TLDR
- Beamr CABR research shows 35.2% file-size cuts in AV video training data
- BMR stock trades near $1.94 as Beamr highlights machine vision results
- Beamr says CABR video training cut depth error for road users by 30.7%
- New Beamr study links adaptive compression to stronger AI model resilience
- Beamr expands its video compression story into autonomous vehicle AI data
Beamr (BMR) stock traded at $1.94, down $0.02, as new research added focus to its video compression platform. Beamr said its patented CABR technology reduced video data size and improved machine vision model results. The update placed Beamr stock in the data-heavy AI training market.
Beamr Research Shows CABR Gains
Beamr published research on May 6, 2026, covering content-adaptive bitrate compression for machine vision training. The company tested its technology with Depth Anything V2, a monocular depth estimation model. The study used autonomous vehicle video data to measure compression and model performance.
The results showed a 35.2% file-size reduction versus baseline compression in the tested data. Beamr also reported a 30.7% drop in depth estimation error for vulnerable road users. The aggregate error fell 16.0% across all object classes in the validation set.

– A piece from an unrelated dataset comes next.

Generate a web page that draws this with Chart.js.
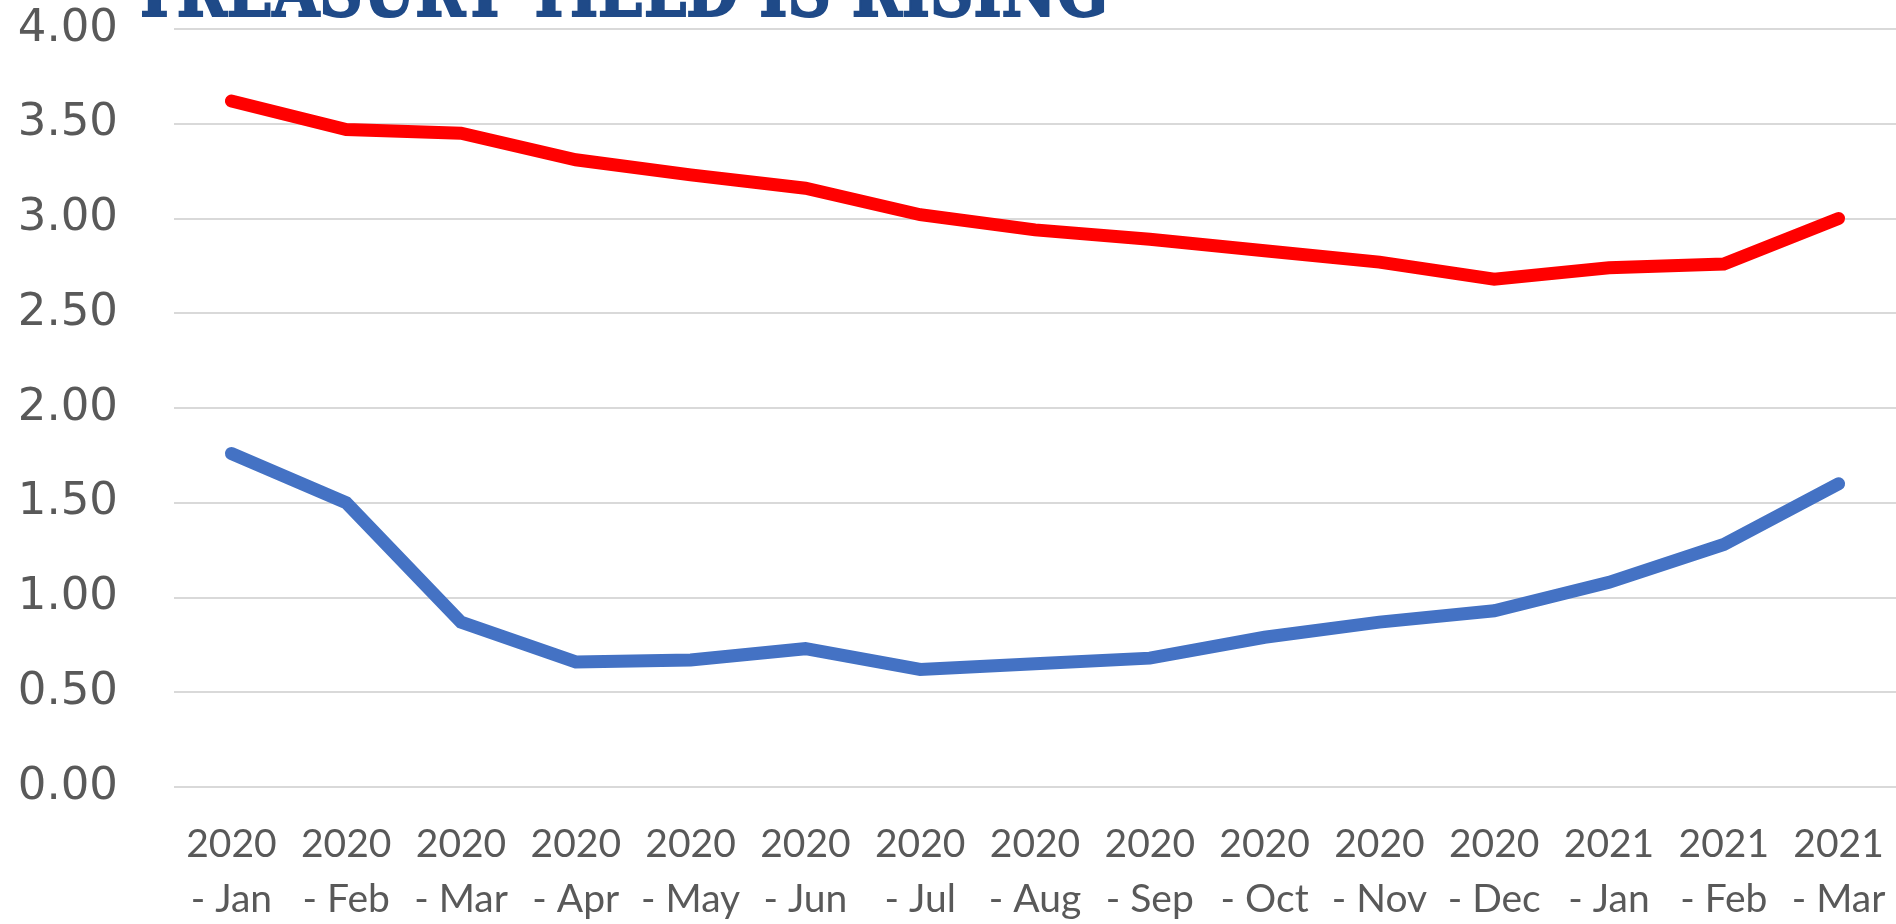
<!DOCTYPE html>
<html>
<head>
<meta charset="utf-8">
<script src="https://cdn.jsdelivr.net/npm/chart.js@4"></script>
<style>
  html, body { margin: 0; padding: 0; background: #fff; overflow: hidden; }
  #wrap { position: relative; width: 1896px; height: 924px; }
  #title {
    position: absolute; left: 132px; top: -45px;
    font-family: "DejaVu Serif Condensed", "DejaVu Serif", serif;
    font-weight: bold; font-size: 72px; line-height: 72px;
    color: #1f4a88; -webkit-text-stroke: 2px #1f4a88;
    white-space: nowrap; transform-origin: 0 0;
    z-index: 2;
  }
</style>
</head>
<body>
<div id="wrap">
  <div id="title">TREASURY YIELD IS RISING</div>
  <canvas id="chart"></canvas>
</div>
<script>
// Data
const months = [
  ["2020", "- Jan"], ["2020", "- Feb"], ["2020", "- Mar"], ["2020", "- Apr"], ["2020", "- May"],
  ["2020", "- Jun"], ["2020", "- Jul"], ["2020", "- Aug"], ["2020", "- Sep"], ["2020", "- Oct"],
  ["2020", "- Nov"], ["2020", "- Dec"], ["2021", "- Jan"], ["2021", "- Feb"], ["2021", "- Mar"]
];
const mortgageRate = [3.62, 3.47, 3.45, 3.31, 3.23, 3.16, 3.02, 2.94, 2.89, 2.83, 2.77, 2.68, 2.74, 2.76, 3.00];
const treasuryYield = [1.76, 1.50, 0.87, 0.66, 0.67, 0.73, 0.62, 0.65, 0.68, 0.79, 0.87, 0.93, 1.08, 1.28, 1.60];
const yMin = 0, yMax = 4, yStep = 0.5;

// stretch the title to the width it has in the picture
const title = document.getElementById("title");
title.style.transform = `scaleX(${976 / title.offsetWidth})`;

const canvas = document.getElementById("chart");
canvas.style.width = "1896px";
canvas.style.height = "924px";

new Chart(canvas.getContext("2d"), {
  type: "line",
  data: {
    labels: months,
    datasets: [
      {
        label: "30-Year Mortgage Rate",
        data: mortgageRate,
        borderColor: "#ff0000",
        backgroundColor: "#ff0000",
        borderWidth: 13,
        borderCapStyle: "round",
        pointRadius: 0,
        tension: 0
      },
      {
        label: "10-Year Treasury Yield",
        data: treasuryYield,
        borderColor: "#4472c4",
        backgroundColor: "#4472c4",
        borderWidth: 13,
        borderCapStyle: "round",
        pointRadius: 0,
        tension: 0
      }
    ]
  },
  options: {
    responsive: true,
    maintainAspectRatio: false,
    animation: false,
    layout: { padding: { top: 29, left: 0, right: 0, bottom: 0 } },
    plugins: {
      legend: { display: false },
      tooltip: { enabled: false }
    },
    scales: {
      x: {
        offset: true,
        grid: { display: false, drawTicks: false },
        border: { display: false },
        ticks: {
          color: "#595959",
          font: { family: "Lato", size: 39, lineHeight: 1.41 },
          padding: 30,
          maxRotation: 0,
          autoSkip: false
        },
        afterFit: s => {
          s.height = 137;
          s.paddingLeft = 0;
          s.paddingRight = 0;
        }
      },
      y: {
        min: yMin,
        max: yMax,
        grid: { color: "#d9d9d9", lineWidth: 2, drawTicks: false },
        border: { display: false },
        ticks: {
          stepSize: yStep,
          color: "#595959",
          font: { family: "DejaVu Sans", size: 45 },
          padding: 56,
          callback: v => v.toFixed(2)
        },
        afterFit: s => {
          s.width = 174;
          s.paddingTop = 0;
          s.paddingBottom = 0;
        }
      }
    }
  }
});
</script>
</body>
</html>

The findings support Beamr’s view that compression can help AI training pipelines. Machine vision teams often handle large video datasets, and storage costs can rise fast. Beamr presented CABR as both a data-reduction tool and training asset.
Machine Vision Data Costs Stay in Focus
Autonomous vehicles and video AI systems need large volumes of labeled and processed footage. These datasets can reach petabyte scale across testing, training, and validation workflows. Teams use compression to reduce storage, transfer, and infrastructure pressure.
Beamr said its research reframes compression beyond basic file management. The company found that compressed footage improved model resilience during fine-tuning. Besides, the study showed that lower data size did not automatically weaken model output.
The research focused on safety-critical road users, including pedestrians and motorcyclists. Depth estimation errors matter in these cases because machine vision systems assess distance and road conditions. The reported error reduction gives the study a stronger application angle.
ML-Safe Benchmarks Add Context
Beamr connected the new results to earlier ML-Safe benchmarks across autonomous vehicle workflows. Those benchmarks showed up to 50% file-size reduction while preserving object detection accuracy. The company also cited mean average precision of 0.96 in those tests.
The company also reported captioning workflow tests for world foundation model pipelines. Those tests showed 41% to 57% file-size reductions with no measurable output impact. Beamr said the results covered detection, localization, and confidence consistency.
These results extend Beamr’s core business in content-adaptive video compression. The company serves media, entertainment, user-generated content, machine learning, and autonomous vehicle markets. Its technology has 53 patents and cloud deployment options through major platforms.
Beamr Stock Reaction Tracks AI Infrastructure Theme
Beamr stock gained a fresh narrative as AI firms face rising data costs. Video-heavy training workflows require fast storage, strong networks, and repeat processing. As a result, software that reduces file size can support cost control and faster workflows.
The latest research remains company-run and uses one model with a defined validation set. Broader testing across more models and datasets would give the findings wider market context. The reported numbers still give Beamr a clear technical update.
Beamr now links its compression story with autonomous vehicles, machine learning, and AI infrastructure. The company’s CABR platform targets smaller files without reducing practical video usefulness. Beamr stock drew attention as the company pushed compression deeper into AI training.